All year round, the sky does give Orcadians something pretty spectacular – and not just a phenomenal night sky when it’s clear.
I compared sunsets around the world without realising that some of the best ones are right on my doorstep. Every time we have a clear day (it does happen more than you would think), we get a brilliant light show of pink, purple, orange, red and every shade in between.
There are tons of reasons you should visit Orkney. There is no way I’ve outlined everything.
I’ve missed out the fact my favourite unhealthy food, apart from Orkney fudge cheesecake, is pattie and chips (battered mince & tatties) which you can only get here and Hull (why Hull? I don’t know…).
I haven’t told you about how you can take the world’s shortest commercial flight between two of the northern isles, Westray and Papa Westray. I haven’t even mentioned the famous Twatt sign (if you’re a regular user of The Internet, you’ve probably seen it).
Oh, alright. Here’s a picture of my Dad with one of them.
And I haven’t even scratched the surface of all the different islands that offer their own history and traditions. In fact, there are over 70 islands in the Orkney archipelago, 20 of which are inhabited. There is a lot to explore, and I hope to see more of them in 2017.

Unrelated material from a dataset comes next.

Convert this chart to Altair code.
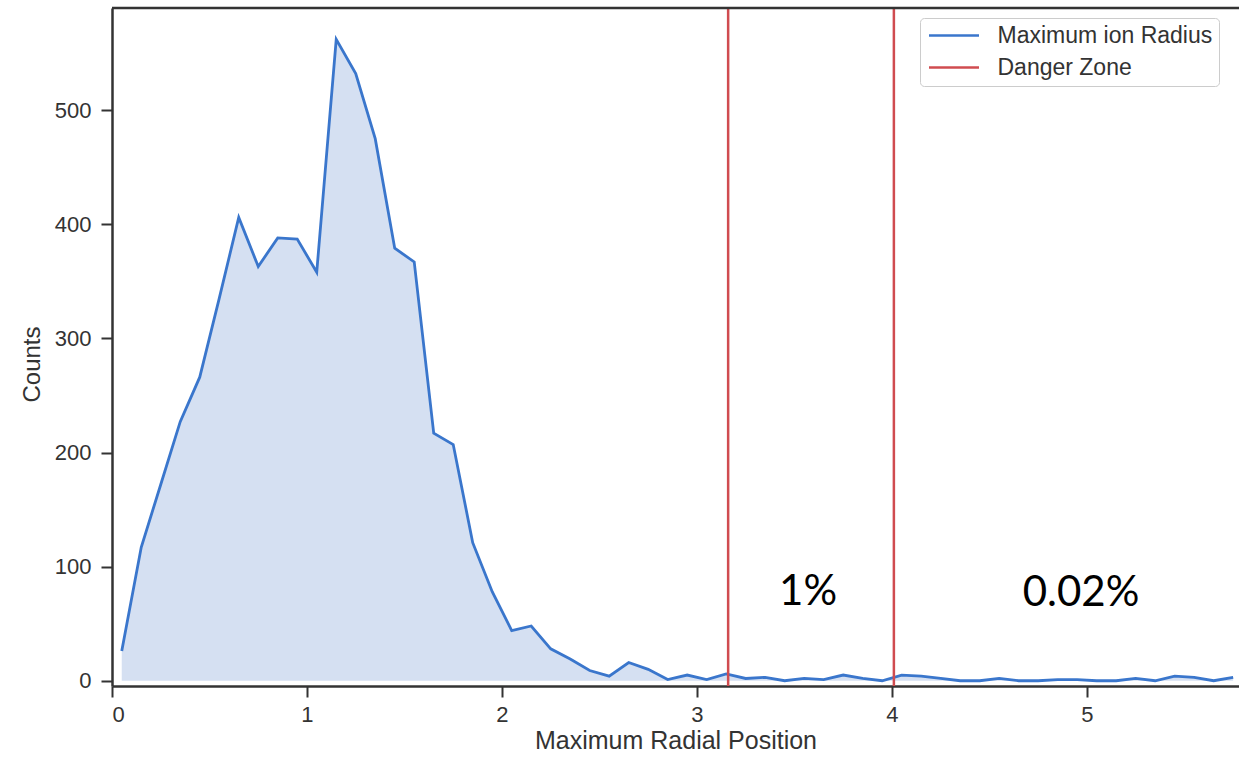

Have I whet your appetite for a Scottish island adventure? There are several ways to reach Orkney – Northlink ferries run from Aberdeen to Kirkwall and Scrabster (Thurso) to Stromness, passenger-only ferries go from John O’ Groats to South Ronaldsay throughout the summer (including day tours), and Pentland Ferries provides a car ferry from Gills Bay that takes you to St Margaret’s Hope. You can also fly from most main Scottish airports with Flybe. Plus Orkney is becoming an increasingly popular destination on cruise trips.